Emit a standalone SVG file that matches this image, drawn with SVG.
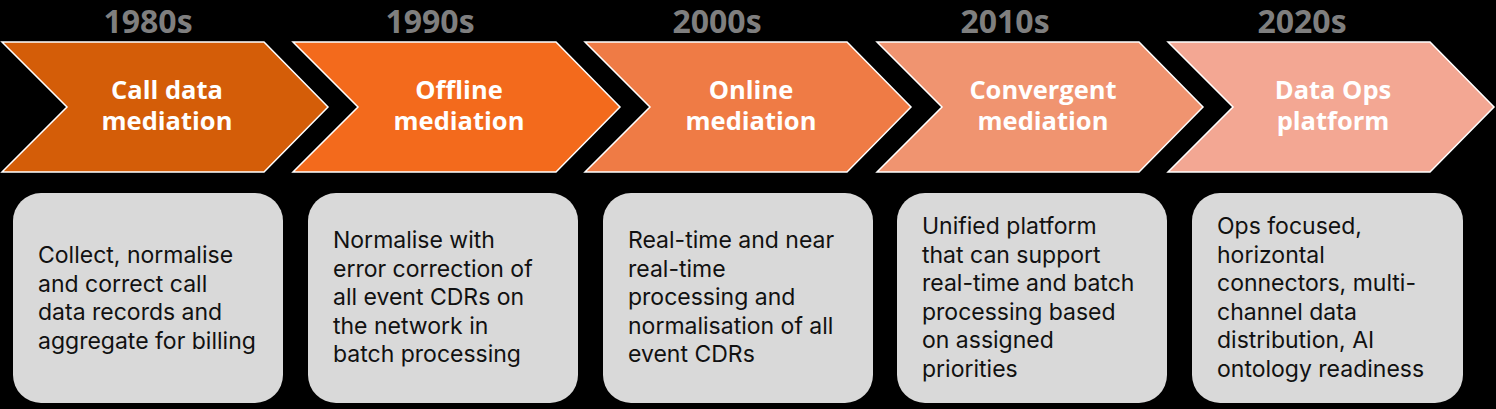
<svg xmlns="http://www.w3.org/2000/svg" width="1496" height="409" viewBox="0 0 1496 409">
<style>
.bg{fill:#000}
.chev{stroke:#fff;stroke-width:1.5;stroke-linejoin:miter}
.dec{font-family:"Open Sans",sans-serif;font-weight:700;font-size:32px;fill:#7f7f7f;text-anchor:middle}
.ttl{font-family:"Open Sans",sans-serif;font-weight:700;font-size:25.5px;fill:#fff;text-anchor:middle}
.box{fill:#d9d9d9}
.txt{font-family:Inter,"Open Sans",sans-serif;font-size:23px;fill:#111}
</style>
<rect class="bg" x="0" y="0" width="1496" height="409"/>
<g id="era-1980s">
<text class="dec" x="148" y="33">1980s</text>
<path class="chev" fill="#d45d08" d="M2,42 H264 L328,107 L264,172 H2 L67,107 Z"/>
<text class="ttl" x="167" y="99">Call data</text>
<text class="ttl" x="167" y="130">mediation</text>
<rect class="box" x="13" y="193" width="270" height="210" rx="28"/>
<text class="txt"><tspan x="38" y="263">Collect, normalise</tspan><tspan x="38" y="291.5">and correct call</tspan><tspan x="38" y="320">data records and</tspan><tspan x="38" y="348.5">aggregate for billing</tspan></text>
</g>
<g id="era-1990s">
<text class="dec" x="430" y="33">1990s</text>
<path class="chev" fill="#f36a1c" d="M293,42 H556 L620,107 L556,172 H293 L358,107 Z"/>
<text class="ttl" x="459" y="99">Offline</text>
<text class="ttl" x="459" y="130">mediation</text>
<rect class="box" x="308" y="193" width="270" height="210" rx="28"/>
<text class="txt"><tspan x="333" y="248">Normalise with</tspan><tspan x="333" y="276.5">error correction of</tspan><tspan x="333" y="305">all event CDRs on</tspan><tspan x="333" y="333.5">the network in</tspan><tspan x="333" y="362">batch processing</tspan></text>
</g>
<g id="era-2000s">
<text class="dec" x="717" y="33">2000s</text>
<path class="chev" fill="#ef7b45" d="M585,42 H847 L911,107 L847,172 H585 L650,107 Z"/>
<text class="ttl" x="751" y="99">Online</text>
<text class="ttl" x="751" y="130">mediation</text>
<rect class="box" x="603" y="193" width="270" height="210" rx="28"/>
<text class="txt"><tspan x="628" y="248">Real-time and near</tspan><tspan x="628" y="276.5">real-time</tspan><tspan x="628" y="305">processing and</tspan><tspan x="628" y="333.5">normalisation of all</tspan><tspan x="628" y="362">event CDRs</tspan></text>
</g>
<g id="era-2010s">
<text class="dec" x="1005" y="33">2010s</text>
<path class="chev" fill="#f09470" d="M877,42 H1139 L1203,107 L1139,172 H877 L942,107 Z"/>
<text class="ttl" x="1043" y="99">Convergent</text>
<text class="ttl" x="1043" y="130">mediation</text>
<rect class="box" x="897" y="193" width="270" height="210" rx="28"/>
<text class="txt"><tspan x="922" y="234">Unified platform</tspan><tspan x="922" y="262.5">that can support</tspan><tspan x="922" y="291">real-time and batch</tspan><tspan x="922" y="319.5">processing based</tspan><tspan x="922" y="348">on assigned</tspan><tspan x="922" y="376.5">priorities</tspan></text>
</g>
<g id="era-2020s">
<text class="dec" x="1302" y="33">2020s</text>
<path class="chev" fill="#f3a793" d="M1168,42 H1430 L1494,107 L1430,172 H1168 L1233,107 Z"/>
<text class="ttl" x="1333" y="99">Data Ops</text>
<text class="ttl" x="1333" y="130">platform</text>
<rect class="box" x="1192" y="193" width="271" height="210" rx="28"/>
<text class="txt"><tspan x="1217" y="234">Ops focused,</tspan><tspan x="1217" y="262.5">horizontal</tspan><tspan x="1217" y="291">connectors, multi-</tspan><tspan x="1217" y="319.5">channel data</tspan><tspan x="1217" y="348">distribution, AI</tspan><tspan x="1217" y="376.5">ontology readiness</tspan></text>
</g>
<g id="connectors"/>
</svg>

--*--

Return all of the data exactly as written, and drop the pictures.

Emit a standalone SVG file that matches this image, drawn with SVG.
<svg xmlns="http://www.w3.org/2000/svg" width="1496" height="409" viewBox="0 0 1496 409">
<style>
.bg{fill:#000}
.chev{stroke:#fff;stroke-width:1.5;stroke-linejoin:miter}
.dec{font-family:"Open Sans",sans-serif;font-weight:700;font-size:32px;fill:#7f7f7f;text-anchor:middle}
.ttl{font-family:"Open Sans",sans-serif;font-weight:700;font-size:25.5px;fill:#fff;text-anchor:middle}
.box{fill:#d9d9d9}
.txt{font-family:Inter,"Open Sans",sans-serif;font-size:23px;fill:#111}
</style>
<rect class="bg" x="0" y="0" width="1496" height="409"/>
<g id="era-1980s">
<text class="dec" x="148" y="33">1980s</text>
<path class="chev" fill="#d45d08" d="M2,42 H264 L328,107 L264,172 H2 L67,107 Z"/>
<text class="ttl" x="167" y="99">Call data</text>
<text class="ttl" x="167" y="130">mediation</text>
<rect class="box" x="13" y="193" width="270" height="210" rx="28"/>
<text class="txt"><tspan x="38" y="263">Collect, normalise</tspan><tspan x="38" y="291.5">and correct call</tspan><tspan x="38" y="320">data records and</tspan><tspan x="38" y="348.5">aggregate for billing</tspan></text>
</g>
<g id="era-1990s">
<text class="dec" x="430" y="33">1990s</text>
<path class="chev" fill="#f36a1c" d="M293,42 H556 L620,107 L556,172 H293 L358,107 Z"/>
<text class="ttl" x="459" y="99">Offline</text>
<text class="ttl" x="459" y="130">mediation</text>
<rect class="box" x="308" y="193" width="270" height="210" rx="28"/>
<text class="txt"><tspan x="333" y="248">Normalise with</tspan><tspan x="333" y="276.5">error correction of</tspan><tspan x="333" y="305">all event CDRs on</tspan><tspan x="333" y="333.5">the network in</tspan><tspan x="333" y="362">batch processing</tspan></text>
</g>
<g id="era-2000s">
<text class="dec" x="717" y="33">2000s</text>
<path class="chev" fill="#ef7b45" d="M585,42 H847 L911,107 L847,172 H585 L650,107 Z"/>
<text class="ttl" x="751" y="99">Online</text>
<text class="ttl" x="751" y="130">mediation</text>
<rect class="box" x="603" y="193" width="270" height="210" rx="28"/>
<text class="txt"><tspan x="628" y="248">Real-time and near</tspan><tspan x="628" y="276.5">real-time</tspan><tspan x="628" y="305">processing and</tspan><tspan x="628" y="333.5">normalisation of all</tspan><tspan x="628" y="362">event CDRs</tspan></text>
</g>
<g id="era-2010s">
<text class="dec" x="1005" y="33">2010s</text>
<path class="chev" fill="#f09470" d="M877,42 H1139 L1203,107 L1139,172 H877 L942,107 Z"/>
<text class="ttl" x="1043" y="99">Convergent</text>
<text class="ttl" x="1043" y="130">mediation</text>
<rect class="box" x="897" y="193" width="270" height="210" rx="28"/>
<text class="txt"><tspan x="922" y="234">Unified platform</tspan><tspan x="922" y="262.5">that can support</tspan><tspan x="922" y="291">real-time and batch</tspan><tspan x="922" y="319.5">processing based</tspan><tspan x="922" y="348">on assigned</tspan><tspan x="922" y="376.5">priorities</tspan></text>
</g>
<g id="era-2020s">
<text class="dec" x="1302" y="33">2020s</text>
<path class="chev" fill="#f3a793" d="M1168,42 H1430 L1494,107 L1430,172 H1168 L1233,107 Z"/>
<text class="ttl" x="1333" y="99">Data Ops</text>
<text class="ttl" x="1333" y="130">platform</text>
<rect class="box" x="1192" y="193" width="271" height="210" rx="28"/>
<text class="txt"><tspan x="1217" y="234">Ops focused,</tspan><tspan x="1217" y="262.5">horizontal</tspan><tspan x="1217" y="291">connectors, multi-</tspan><tspan x="1217" y="319.5">channel data</tspan><tspan x="1217" y="348">distribution, AI</tspan><tspan x="1217" y="376.5">ontology readiness</tspan></text>
</g>
<g id="connectors"/>
</svg>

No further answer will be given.